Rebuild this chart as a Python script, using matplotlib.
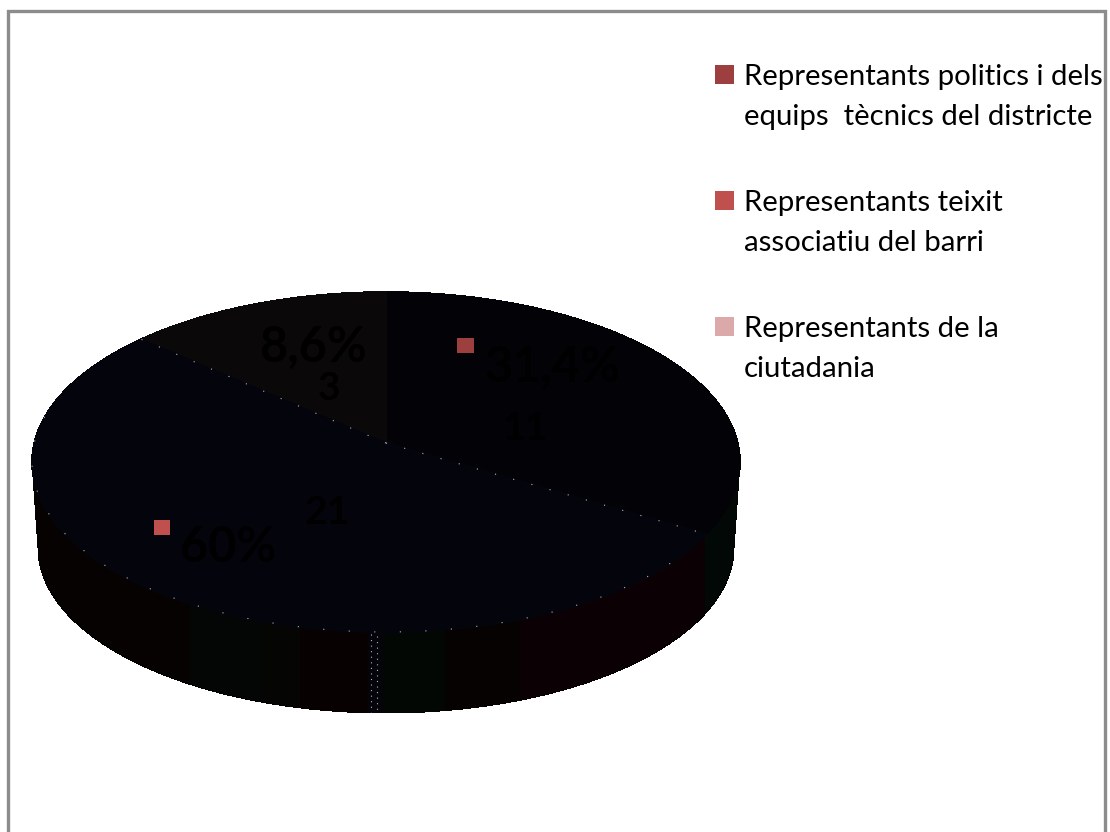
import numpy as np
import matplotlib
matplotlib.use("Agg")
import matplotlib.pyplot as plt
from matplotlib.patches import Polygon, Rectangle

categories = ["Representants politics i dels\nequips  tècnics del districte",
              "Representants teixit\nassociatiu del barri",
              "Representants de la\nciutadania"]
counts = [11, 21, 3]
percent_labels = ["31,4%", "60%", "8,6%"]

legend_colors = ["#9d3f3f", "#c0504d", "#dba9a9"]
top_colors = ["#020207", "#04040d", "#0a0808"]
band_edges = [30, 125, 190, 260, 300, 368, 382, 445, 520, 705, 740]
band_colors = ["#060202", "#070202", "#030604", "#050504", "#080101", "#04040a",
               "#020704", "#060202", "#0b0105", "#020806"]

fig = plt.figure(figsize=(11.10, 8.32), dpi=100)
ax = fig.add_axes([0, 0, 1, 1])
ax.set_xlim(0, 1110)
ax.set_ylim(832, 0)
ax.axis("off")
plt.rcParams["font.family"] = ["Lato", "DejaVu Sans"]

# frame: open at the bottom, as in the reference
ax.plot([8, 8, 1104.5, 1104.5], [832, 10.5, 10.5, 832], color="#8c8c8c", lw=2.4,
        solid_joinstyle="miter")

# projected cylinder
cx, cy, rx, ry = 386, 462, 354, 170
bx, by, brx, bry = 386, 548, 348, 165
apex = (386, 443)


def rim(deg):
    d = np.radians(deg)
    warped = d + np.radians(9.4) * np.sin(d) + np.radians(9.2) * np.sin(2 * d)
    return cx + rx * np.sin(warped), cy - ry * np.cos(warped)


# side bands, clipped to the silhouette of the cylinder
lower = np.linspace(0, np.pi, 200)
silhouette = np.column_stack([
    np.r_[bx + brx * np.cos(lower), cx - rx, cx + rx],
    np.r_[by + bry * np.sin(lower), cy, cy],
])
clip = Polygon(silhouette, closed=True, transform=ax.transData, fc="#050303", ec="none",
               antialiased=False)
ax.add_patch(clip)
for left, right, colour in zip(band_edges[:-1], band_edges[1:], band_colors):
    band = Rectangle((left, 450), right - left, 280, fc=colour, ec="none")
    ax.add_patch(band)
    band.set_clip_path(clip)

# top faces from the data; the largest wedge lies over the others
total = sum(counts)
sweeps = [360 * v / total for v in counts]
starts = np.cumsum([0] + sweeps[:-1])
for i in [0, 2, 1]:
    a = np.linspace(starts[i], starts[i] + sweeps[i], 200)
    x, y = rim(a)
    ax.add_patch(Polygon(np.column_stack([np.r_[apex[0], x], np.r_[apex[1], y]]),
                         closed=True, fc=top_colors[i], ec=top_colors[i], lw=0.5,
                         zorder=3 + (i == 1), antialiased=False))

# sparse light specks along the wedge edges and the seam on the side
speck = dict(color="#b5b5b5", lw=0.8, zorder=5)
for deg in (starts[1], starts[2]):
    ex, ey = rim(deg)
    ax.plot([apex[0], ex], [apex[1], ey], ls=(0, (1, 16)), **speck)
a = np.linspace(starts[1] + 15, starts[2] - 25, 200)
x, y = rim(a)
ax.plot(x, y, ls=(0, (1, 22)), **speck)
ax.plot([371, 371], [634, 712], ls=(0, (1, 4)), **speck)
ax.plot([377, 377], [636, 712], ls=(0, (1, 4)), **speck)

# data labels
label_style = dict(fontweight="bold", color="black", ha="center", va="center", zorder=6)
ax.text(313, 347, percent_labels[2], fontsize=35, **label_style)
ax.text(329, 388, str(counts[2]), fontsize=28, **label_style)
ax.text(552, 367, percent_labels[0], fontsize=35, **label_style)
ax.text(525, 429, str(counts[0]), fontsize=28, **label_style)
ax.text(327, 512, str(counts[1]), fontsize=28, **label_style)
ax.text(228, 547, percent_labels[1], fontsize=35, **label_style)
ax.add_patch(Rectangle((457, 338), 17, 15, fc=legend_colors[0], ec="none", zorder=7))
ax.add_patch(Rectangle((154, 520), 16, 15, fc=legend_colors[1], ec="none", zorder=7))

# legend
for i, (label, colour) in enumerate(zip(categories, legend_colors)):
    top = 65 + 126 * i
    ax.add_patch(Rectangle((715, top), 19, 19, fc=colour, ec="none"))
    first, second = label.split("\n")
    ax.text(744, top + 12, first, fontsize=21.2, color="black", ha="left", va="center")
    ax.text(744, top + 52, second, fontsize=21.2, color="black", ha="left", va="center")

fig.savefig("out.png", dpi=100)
+ + + +
Please set down each line of the data above exactly as written, without the pictures.

Rebuild this chart as a Python script, using matplotlib.
import numpy as np
import matplotlib
matplotlib.use("Agg")
import matplotlib.pyplot as plt
from matplotlib.patches import Polygon, Rectangle

categories = ["Representants politics i dels\nequips  tècnics del districte",
              "Representants teixit\nassociatiu del barri",
              "Representants de la\nciutadania"]
counts = [11, 21, 3]
percent_labels = ["31,4%", "60%", "8,6%"]

legend_colors = ["#9d3f3f", "#c0504d", "#dba9a9"]
top_colors = ["#020207", "#04040d", "#0a0808"]
band_edges = [30, 125, 190, 260, 300, 368, 382, 445, 520, 705, 740]
band_colors = ["#060202", "#070202", "#030604", "#050504", "#080101", "#04040a",
               "#020704", "#060202", "#0b0105", "#020806"]

fig = plt.figure(figsize=(11.10, 8.32), dpi=100)
ax = fig.add_axes([0, 0, 1, 1])
ax.set_xlim(0, 1110)
ax.set_ylim(832, 0)
ax.axis("off")
plt.rcParams["font.family"] = ["Lato", "DejaVu Sans"]

# frame: open at the bottom, as in the reference
ax.plot([8, 8, 1104.5, 1104.5], [832, 10.5, 10.5, 832], color="#8c8c8c", lw=2.4,
        solid_joinstyle="miter")

# projected cylinder
cx, cy, rx, ry = 386, 462, 354, 170
bx, by, brx, bry = 386, 548, 348, 165
apex = (386, 443)


def rim(deg):
    d = np.radians(deg)
    warped = d + np.radians(9.4) * np.sin(d) + np.radians(9.2) * np.sin(2 * d)
    return cx + rx * np.sin(warped), cy - ry * np.cos(warped)


# side bands, clipped to the silhouette of the cylinder
lower = np.linspace(0, np.pi, 200)
silhouette = np.column_stack([
    np.r_[bx + brx * np.cos(lower), cx - rx, cx + rx],
    np.r_[by + bry * np.sin(lower), cy, cy],
])
clip = Polygon(silhouette, closed=True, transform=ax.transData, fc="#050303", ec="none",
               antialiased=False)
ax.add_patch(clip)
for left, right, colour in zip(band_edges[:-1], band_edges[1:], band_colors):
    band = Rectangle((left, 450), right - left, 280, fc=colour, ec="none")
    ax.add_patch(band)
    band.set_clip_path(clip)

# top faces from the data; the largest wedge lies over the others
total = sum(counts)
sweeps = [360 * v / total for v in counts]
starts = np.cumsum([0] + sweeps[:-1])
for i in [0, 2, 1]:
    a = np.linspace(starts[i], starts[i] + sweeps[i], 200)
    x, y = rim(a)
    ax.add_patch(Polygon(np.column_stack([np.r_[apex[0], x], np.r_[apex[1], y]]),
                         closed=True, fc=top_colors[i], ec=top_colors[i], lw=0.5,
                         zorder=3 + (i == 1), antialiased=False))

# sparse light specks along the wedge edges and the seam on the side
speck = dict(color="#b5b5b5", lw=0.8, zorder=5)
for deg in (starts[1], starts[2]):
    ex, ey = rim(deg)
    ax.plot([apex[0], ex], [apex[1], ey], ls=(0, (1, 16)), **speck)
a = np.linspace(starts[1] + 15, starts[2] - 25, 200)
x, y = rim(a)
ax.plot(x, y, ls=(0, (1, 22)), **speck)
ax.plot([371, 371], [634, 712], ls=(0, (1, 4)), **speck)
ax.plot([377, 377], [636, 712], ls=(0, (1, 4)), **speck)

# data labels
label_style = dict(fontweight="bold", color="black", ha="center", va="center", zorder=6)
ax.text(313, 347, percent_labels[2], fontsize=35, **label_style)
ax.text(329, 388, str(counts[2]), fontsize=28, **label_style)
ax.text(552, 367, percent_labels[0], fontsize=35, **label_style)
ax.text(525, 429, str(counts[0]), fontsize=28, **label_style)
ax.text(327, 512, str(counts[1]), fontsize=28, **label_style)
ax.text(228, 547, percent_labels[1], fontsize=35, **label_style)
ax.add_patch(Rectangle((457, 338), 17, 15, fc=legend_colors[0], ec="none", zorder=7))
ax.add_patch(Rectangle((154, 520), 16, 15, fc=legend_colors[1], ec="none", zorder=7))

# legend
for i, (label, colour) in enumerate(zip(categories, legend_colors)):
    top = 65 + 126 * i
    ax.add_patch(Rectangle((715, top), 19, 19, fc=colour, ec="none"))
    first, second = label.split("\n")
    ax.text(744, top + 12, first, fontsize=21.2, color="black", ha="left", va="center")
    ax.text(744, top + 52, second, fontsize=21.2, color="black", ha="left", va="center")

fig.savefig("out.png", dpi=100)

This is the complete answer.